Aber auch Wilhelm Hoegner, der zweimalige bayerische Ministerpräsident und geistige Vater der bayerischen Verfassung, zeigte sich als Repräsentant der SPD nicht gerade froh gestimmt: „Das Schicksal hat uns Deutsche so geschlagen, dass nichts anderes übrig bleibt, als unsere Blöße mit diesem Kleid des Grundgesetzes zu bedecken, mögen wir es eines Tages mit einem besseren vertauschen.“ Das bayerische Votum freilich spielte zu diesem Zeitpunkt keine Rolle mehr, weil alle anderen Länder bereits kurz zuvor ihre Zustimmung gegeben hatten.
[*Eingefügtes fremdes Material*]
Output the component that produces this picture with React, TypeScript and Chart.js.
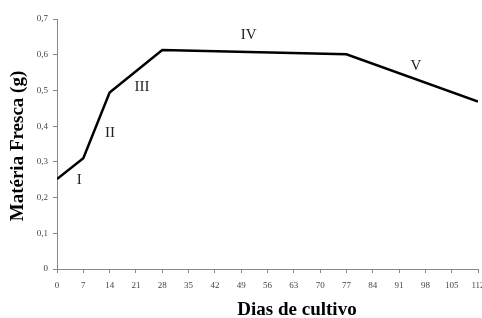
import React, { useEffect, useRef } from "react";
import { Chart, registerables } from "chart.js";

Chart.register(...registerables);

const days = [0, 7, 14, 28, 77, 112];
const freshMass = [0.252, 0.31, 0.494, 0.613, 0.601, 0.469];
const phaseLabels = ["I", "II", "III", "IV", "V"];
const phaseDays = [5.9, 14.1, 22.6, 51, 95.5];
const phaseValues = [0.249, 0.381, 0.51, 0.655, 0.569];
const xTitle = "Dias de cultivo";
const yTitle = "Matéria Fresca (g)";

const SERIF = "'Liberation Serif', 'Times New Roman', serif";

const phasePlugin = {
  id: "phaseLabels",
  afterDatasetsDraw(chart: any) {
    const { ctx, scales } = chart;
    ctx.save();
    ctx.font = `15px ${SERIF}`;
    ctx.fillStyle = "#222";
    ctx.textAlign = "center";
    ctx.textBaseline = "middle";
    phaseLabels.forEach((t, i) => {
      ctx.fillText(t, scales.x.getPixelForValue(phaseDays[i]), scales.y.getPixelForValue(phaseValues[i]));
    });
    ctx.restore();
  },
};

const titlePlugin = {
  id: "axisTitles",
  afterDraw(chart: any) {
    const { ctx, chartArea } = chart;
    ctx.save();
    ctx.font = `bold 19px ${SERIF}`;
    ctx.fillStyle = "#000";
    ctx.textAlign = "center";
    ctx.textBaseline = "middle";
    ctx.fillText(xTitle, chartArea.left + 240, chartArea.bottom + 41);
    ctx.translate(18, (chartArea.top + chartArea.bottom) / 2 + 2);
    ctx.rotate(-Math.PI / 2);
    ctx.fillText(yTitle, 0, 0);
    ctx.restore();
  },
};

export default function App() {
  const ref = useRef<HTMLCanvasElement>(null);
  useEffect(() => {
    if (!ref.current) return;
    const tickFont = { family: SERIF, size: 9 };
    const chart = new Chart(ref.current, {
      type: "line",
      data: {
        datasets: [
          {
            data: days.map((d, i) => ({ x: d, y: freshMass[i] })),
            borderColor: "#000",
            borderWidth: 2.5,
            pointRadius: 0,
            tension: 0,
          },
        ],
      },
      options: {
        animation: false,
        responsive: false,
        layout: { padding: { top: 19, right: 4, left: 0, bottom: 0 } },
        plugins: { legend: { display: false }, tooltip: { enabled: false } },
        scales: {
          x: {
            type: "linear",
            min: 0,
            max: 112,
            afterFit(scale: any) {
              scale.height = 49;
              scale.paddingLeft = 0;
              scale.paddingRight = 0;
            },
            ticks: { stepSize: 7, color: "#444", font: tickFont, padding: 7, maxRotation: 0, autoSkip: false },
            grid: { drawOnChartArea: false, drawTicks: true, tickLength: 4, color: "#888", tickColor: "#888" },
            border: { color: "#888", width: 1 },
          },
          y: {
            min: 0,
            max: 0.7,
            afterFit(scale: any) {
              scale.width = 57;
              scale.paddingTop = 0;
              scale.paddingBottom = 0;
            },
            ticks: {
              stepSize: 0.1,
              color: "#444",
              font: tickFont,
              padding: 5,
              callback: (v: any) => (v === 0 ? "0" : Number(v).toFixed(1).replace(".", ",")),
            },
            grid: { drawOnChartArea: false, drawTicks: true, tickLength: 4, color: "#888", tickColor: "#888" },
            border: { color: "#888", width: 1 },
          },
        },
      },
      plugins: [phasePlugin, titlePlugin],
    });
    return () => chart.destroy();
  }, []);
  return (
    <div style={{ position: "fixed", left: 0, top: 0, width: 482, height: 318, background: "#fff" }}>
      <canvas ref={ref} width={482} height={318} style={{ width: 482, height: 318 }} />
    </div>
  );
}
Der bayerische Landtag bekannte sich anschließend in einer zweiten Abstimmung trotz dieser Ablehnung zum neuen Bundesstaat. Man arrangierte sich in der Folge auch hierzulande sehr schnell mit dem Grundgesetz, blieb aber bis zum heutigen Tag ein ausdauernder Kämpfer für den Föderalismus.
Ethische Positionen mit
Spielraum für Veränderung
Wo liegen die besonderen Stärken dieses Grundgesetzes? Der Rechtswissenschaftler Werner Thieme (Die Verfassungen Europas, 1997) bezeichnet es als Verdienst seiner Schöpfer „dass sie nicht nur einen Sozialstaat, sondern auch einen sozialen Rechtsstaat, nicht nur eine Demokratie, sondern eine freiheitliche Demokratie“ geschaffen haben. Und dies geschah unter der Bedingung, dass diese „vorläufige Verfassung“ einen Weg weisen und doch „in die Zeit hinein“ offen bleiben müsse, um dem zukünftigen Wandel in Staat und Gesellschaft entsprechen zu können. Sie müsse im Rahmen unverrückbarer ethischer Positionen, wie der Menschenwürde und der Grundrechte, auch Spielraum für Veränderungen lassen, zu denen es in 60 Jahren 52 Mal kam.
Hüter und Interpret ist dabei das Bundesverfassungsgericht. In der Gegenwart scheint es aber wieder einmal Mode geworden zu sein, die Aufnahme neuer Sachverhalte wie den Atomausstieg, den Datenschutz, die Generationsgerechtigkeit, Kinderrechte, das Wahlrecht von Geburt an, mehr Rechte für die Bundeswehr, die deutsche Sprache usw. usw. in das Grundgesetz hektisch voranzutreiben. Man sollte sich dabei sehr gründlich überlegen, ob solche Forderungen oft nicht nur als Folgen eng befristeter Zeiterscheinungen, politischer Profilneurosen oder ganz einfach auf Grund eines Veränderungsdrangs anzusehen sind. Denn es besteht durchaus die Gefahr, dass sich mit solchem Aktivismus eine bewährte Verfassung zu einem Gebots- und Verbotskatalog wandelt.
Dann müsste sie in der Tat im Sinne des SPD-Vorsitzenden Franz Müntefering als Auslaufmodell durch eine neue ersetzt werden, gewiss aber nicht deshalb, weil es, wie er meint, einige Stimmen aus dem Osten Deutschlands recht verspätet fordern. Noch sind Zweidrittel der Deutschen stolz auf ihre Verfassung. Der Bundestag würdigte sie vor einigen Tagen (bei allerdings sehr spärlicher Präsens der Abgeordneten in dieser Sitzung) zu Recht als „einzigartige Erfolgsgeschichte mit Vorbildcharakter“ und der bekannte deutsche Historiker und Rechtswissenschaftler Heinrich August Winkler bezeichnete sie zu ihrem Jubiläum als „die freiheitlichste und zugleich funktionstüchtigste der deutschen Geschichte“.